On Wednesday, Mark de Visser, Red Hat's vice president of marketing, confirmed the acquisition and said the move will give customers more ways to monitor server performance characteristics such as how fast Web pages are delivered or how fast database transactions are completed.

Red Hat, the top seller of the Linux operating system, is tightening its focus on higher-end customers, in part through its Advanced Server product and in part through services sold through its Red Hat Network. RHN is used today to send software updates to customers, but Red Hat envisions a future in which it will let customers select from a menu of services--for example, one that allows them to "provision" new servers with preselected software.

"We have a number of plans that involve provisioning, system management, performance management (and) transaction monitoring," de Visser said. The acquisition of NOCpulse means Red Hat won't have to develop some of those features on its own. "This accelerates our capability to offer those services."

The move helps advance Red Hat in a popular area of the computing industry: letting customers administer large groups of computers en masse instead of one-by-one as a way to cut administrative costs. This vision includes automated policies that ensure performance, move jobs from one computer to another to accommodate changing demands, or shut down malfunctioning equipment--features that all require monitoring software such as that provided by NOCpulse.

Companies moving in this direction include Sun Microsystems, with its N1 effort, Hewlett-Packard, with its Utility Data Center, and IBM, with its autonomic computing effort.

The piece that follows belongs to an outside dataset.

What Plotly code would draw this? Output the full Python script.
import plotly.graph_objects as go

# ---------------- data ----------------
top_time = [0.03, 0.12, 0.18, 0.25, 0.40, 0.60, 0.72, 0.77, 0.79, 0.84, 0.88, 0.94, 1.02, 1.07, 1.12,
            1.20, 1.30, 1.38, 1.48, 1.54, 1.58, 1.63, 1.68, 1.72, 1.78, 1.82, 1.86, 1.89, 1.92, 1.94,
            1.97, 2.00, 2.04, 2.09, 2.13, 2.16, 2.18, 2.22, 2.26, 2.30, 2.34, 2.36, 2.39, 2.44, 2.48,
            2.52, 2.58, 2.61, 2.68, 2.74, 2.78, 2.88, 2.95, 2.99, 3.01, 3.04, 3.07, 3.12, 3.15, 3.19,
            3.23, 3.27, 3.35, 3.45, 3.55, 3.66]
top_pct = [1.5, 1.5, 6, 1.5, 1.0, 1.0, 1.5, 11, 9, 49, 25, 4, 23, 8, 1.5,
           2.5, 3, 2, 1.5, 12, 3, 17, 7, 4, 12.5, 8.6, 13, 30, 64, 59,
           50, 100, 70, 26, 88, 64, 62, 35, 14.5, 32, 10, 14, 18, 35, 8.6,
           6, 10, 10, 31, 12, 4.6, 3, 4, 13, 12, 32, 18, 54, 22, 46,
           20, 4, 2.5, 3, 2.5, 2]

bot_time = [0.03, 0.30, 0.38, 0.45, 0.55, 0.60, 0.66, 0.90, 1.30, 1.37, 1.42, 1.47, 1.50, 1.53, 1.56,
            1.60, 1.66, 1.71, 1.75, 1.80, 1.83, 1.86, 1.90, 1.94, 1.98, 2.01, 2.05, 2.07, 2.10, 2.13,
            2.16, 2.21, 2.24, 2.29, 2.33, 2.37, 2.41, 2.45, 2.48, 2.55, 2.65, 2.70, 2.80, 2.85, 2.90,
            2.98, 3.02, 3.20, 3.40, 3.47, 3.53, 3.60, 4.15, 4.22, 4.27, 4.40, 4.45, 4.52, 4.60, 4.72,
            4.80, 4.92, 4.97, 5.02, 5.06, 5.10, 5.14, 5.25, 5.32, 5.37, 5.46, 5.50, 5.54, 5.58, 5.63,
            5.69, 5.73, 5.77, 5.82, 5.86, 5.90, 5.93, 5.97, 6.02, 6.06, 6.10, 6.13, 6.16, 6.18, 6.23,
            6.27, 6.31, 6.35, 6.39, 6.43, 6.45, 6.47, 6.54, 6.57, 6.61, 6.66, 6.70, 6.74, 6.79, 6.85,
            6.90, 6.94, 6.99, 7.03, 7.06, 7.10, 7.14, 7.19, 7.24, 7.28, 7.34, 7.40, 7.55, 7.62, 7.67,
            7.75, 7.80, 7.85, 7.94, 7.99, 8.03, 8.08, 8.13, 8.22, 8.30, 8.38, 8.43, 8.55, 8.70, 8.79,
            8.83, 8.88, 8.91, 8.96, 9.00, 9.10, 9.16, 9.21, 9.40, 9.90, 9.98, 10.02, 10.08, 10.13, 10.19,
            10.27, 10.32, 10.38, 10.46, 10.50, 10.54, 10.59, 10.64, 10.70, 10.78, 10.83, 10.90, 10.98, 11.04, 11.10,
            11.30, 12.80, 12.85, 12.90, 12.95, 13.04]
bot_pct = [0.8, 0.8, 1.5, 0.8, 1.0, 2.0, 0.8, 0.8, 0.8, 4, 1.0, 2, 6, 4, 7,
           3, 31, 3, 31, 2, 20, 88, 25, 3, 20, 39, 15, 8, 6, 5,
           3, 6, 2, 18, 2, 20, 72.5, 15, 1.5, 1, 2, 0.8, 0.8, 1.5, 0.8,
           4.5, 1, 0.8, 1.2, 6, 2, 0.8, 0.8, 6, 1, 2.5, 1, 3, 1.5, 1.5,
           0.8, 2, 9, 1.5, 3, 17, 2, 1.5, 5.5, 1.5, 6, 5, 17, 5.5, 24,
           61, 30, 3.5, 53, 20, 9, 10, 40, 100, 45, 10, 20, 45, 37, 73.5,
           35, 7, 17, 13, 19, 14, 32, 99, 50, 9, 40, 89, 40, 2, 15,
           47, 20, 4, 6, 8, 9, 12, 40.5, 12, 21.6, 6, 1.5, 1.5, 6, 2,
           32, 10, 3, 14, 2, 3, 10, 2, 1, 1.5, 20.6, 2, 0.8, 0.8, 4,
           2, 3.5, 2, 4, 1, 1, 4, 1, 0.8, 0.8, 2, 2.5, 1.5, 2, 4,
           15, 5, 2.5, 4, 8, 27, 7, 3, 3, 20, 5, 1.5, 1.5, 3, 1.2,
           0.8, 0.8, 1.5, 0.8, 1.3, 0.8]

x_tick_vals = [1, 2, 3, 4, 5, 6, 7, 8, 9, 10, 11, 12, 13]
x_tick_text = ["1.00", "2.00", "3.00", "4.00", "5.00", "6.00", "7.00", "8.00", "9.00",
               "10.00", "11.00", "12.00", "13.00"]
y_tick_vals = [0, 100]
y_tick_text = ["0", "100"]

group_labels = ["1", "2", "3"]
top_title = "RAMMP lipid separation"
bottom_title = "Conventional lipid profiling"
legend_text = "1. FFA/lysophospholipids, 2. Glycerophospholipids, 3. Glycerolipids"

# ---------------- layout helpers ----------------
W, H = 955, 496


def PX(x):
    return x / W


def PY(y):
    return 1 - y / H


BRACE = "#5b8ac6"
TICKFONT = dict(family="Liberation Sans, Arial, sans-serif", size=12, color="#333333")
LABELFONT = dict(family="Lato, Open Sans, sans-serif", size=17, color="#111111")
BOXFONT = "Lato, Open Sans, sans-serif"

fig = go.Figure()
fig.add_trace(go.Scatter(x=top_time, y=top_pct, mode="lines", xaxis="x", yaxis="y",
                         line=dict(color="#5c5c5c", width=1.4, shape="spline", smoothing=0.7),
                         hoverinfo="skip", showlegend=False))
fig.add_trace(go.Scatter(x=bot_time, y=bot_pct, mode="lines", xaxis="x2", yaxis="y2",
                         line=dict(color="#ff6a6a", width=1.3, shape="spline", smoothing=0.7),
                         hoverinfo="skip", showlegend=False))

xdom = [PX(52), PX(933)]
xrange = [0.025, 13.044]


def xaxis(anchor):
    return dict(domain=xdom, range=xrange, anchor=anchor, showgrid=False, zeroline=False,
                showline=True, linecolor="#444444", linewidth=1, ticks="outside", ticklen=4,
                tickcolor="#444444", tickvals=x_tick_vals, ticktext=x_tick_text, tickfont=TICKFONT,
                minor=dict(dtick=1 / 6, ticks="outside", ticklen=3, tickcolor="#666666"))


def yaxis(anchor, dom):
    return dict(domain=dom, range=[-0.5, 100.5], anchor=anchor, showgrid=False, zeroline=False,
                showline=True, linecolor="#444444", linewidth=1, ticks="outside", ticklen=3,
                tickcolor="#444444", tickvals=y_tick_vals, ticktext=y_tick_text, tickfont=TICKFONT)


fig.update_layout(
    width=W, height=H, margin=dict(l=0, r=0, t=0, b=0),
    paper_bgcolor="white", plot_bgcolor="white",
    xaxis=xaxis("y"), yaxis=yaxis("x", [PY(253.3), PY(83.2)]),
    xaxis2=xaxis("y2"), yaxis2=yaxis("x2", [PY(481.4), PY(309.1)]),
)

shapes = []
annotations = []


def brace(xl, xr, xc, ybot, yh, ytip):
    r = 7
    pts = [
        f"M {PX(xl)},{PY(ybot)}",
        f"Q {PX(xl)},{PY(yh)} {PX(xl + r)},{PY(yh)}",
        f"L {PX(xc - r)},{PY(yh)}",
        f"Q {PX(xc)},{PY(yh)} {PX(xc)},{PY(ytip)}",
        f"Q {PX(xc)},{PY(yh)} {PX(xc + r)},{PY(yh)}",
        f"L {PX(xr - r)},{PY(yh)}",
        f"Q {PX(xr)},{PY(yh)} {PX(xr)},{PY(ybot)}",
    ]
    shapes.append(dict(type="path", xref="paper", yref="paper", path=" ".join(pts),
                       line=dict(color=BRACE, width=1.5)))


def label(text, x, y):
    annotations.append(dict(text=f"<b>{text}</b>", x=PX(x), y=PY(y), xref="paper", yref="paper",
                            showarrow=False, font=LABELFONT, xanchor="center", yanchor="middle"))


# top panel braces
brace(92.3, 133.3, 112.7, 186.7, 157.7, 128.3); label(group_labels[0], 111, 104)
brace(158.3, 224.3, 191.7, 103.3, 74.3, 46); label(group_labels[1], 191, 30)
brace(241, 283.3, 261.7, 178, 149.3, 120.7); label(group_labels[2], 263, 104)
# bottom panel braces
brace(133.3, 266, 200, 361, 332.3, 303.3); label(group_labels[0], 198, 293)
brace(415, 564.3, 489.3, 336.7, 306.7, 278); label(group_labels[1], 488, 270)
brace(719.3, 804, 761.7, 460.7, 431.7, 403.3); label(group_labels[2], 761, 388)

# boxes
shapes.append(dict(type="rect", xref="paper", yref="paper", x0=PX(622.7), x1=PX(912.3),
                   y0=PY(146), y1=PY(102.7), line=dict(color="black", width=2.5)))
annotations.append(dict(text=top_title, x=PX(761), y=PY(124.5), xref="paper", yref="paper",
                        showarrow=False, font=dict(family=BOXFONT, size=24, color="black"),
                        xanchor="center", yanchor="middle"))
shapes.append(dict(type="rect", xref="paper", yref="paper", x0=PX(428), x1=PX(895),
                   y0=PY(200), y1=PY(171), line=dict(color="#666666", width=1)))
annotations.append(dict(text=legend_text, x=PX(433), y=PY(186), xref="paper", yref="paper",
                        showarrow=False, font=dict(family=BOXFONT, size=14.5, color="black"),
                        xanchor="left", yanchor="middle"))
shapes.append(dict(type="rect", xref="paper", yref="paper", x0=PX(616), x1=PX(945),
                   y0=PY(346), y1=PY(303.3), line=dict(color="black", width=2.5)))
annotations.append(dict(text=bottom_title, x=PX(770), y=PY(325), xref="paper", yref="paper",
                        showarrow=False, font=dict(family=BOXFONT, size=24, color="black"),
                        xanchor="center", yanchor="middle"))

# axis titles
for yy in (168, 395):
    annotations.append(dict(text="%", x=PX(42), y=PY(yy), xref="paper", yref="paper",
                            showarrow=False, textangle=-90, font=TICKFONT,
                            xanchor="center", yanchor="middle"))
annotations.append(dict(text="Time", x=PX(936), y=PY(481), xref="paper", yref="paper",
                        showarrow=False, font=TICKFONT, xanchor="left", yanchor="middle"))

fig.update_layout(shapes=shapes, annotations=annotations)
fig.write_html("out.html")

NOCpulse's software looks good and "is a better deal for Red Hat than relying on HP Insight Manager, OpenView, CA Unicenter or IBM Director (would be)," said Illuminata analyst Jonathan Eunice. "It's a pretty nice step up for Red Hat, especially as they probably got this for a song."

Red Hat declined to disclose terms of the deal. De Visser said all NOCpulse's employees, who number less than 20, are moving into Red Hat's California offices.

The acquisition closed two weeks ago, de Visser said, and NOCpulse customers have been notified of the change. NOCpulse, founded in 2000, was based in Sunnyvale, Calif.

The NOCpulse services are currently separate, but Red Hat will integrate the control software with its own RHN control software so customers will have a single interface. The integration should be complete by early 2003, de Visser said.

NOCpulse should help Red Hat wring more revenue from its existing RHN subscriber base, de Visser said. Currently 600,000 computers are managed within the network, he said.

NOCpulse's software competes not just with packages from large software companies such as BMC and Computer Associates, but also with an open-source project called OpenNMS. "OpenNMS has some strong points (but) no one from the commercial space ever got behind it and gave it any kind of decent push," the way companies advanced open-source products such as Apache or Linux, said Eunice.

NOCpulse's Command Center software can monitor the performance not just of Linux servers, but also Unix servers running HP's HP-UX, Sun's Solaris and Intel servers running Microsoft Windows.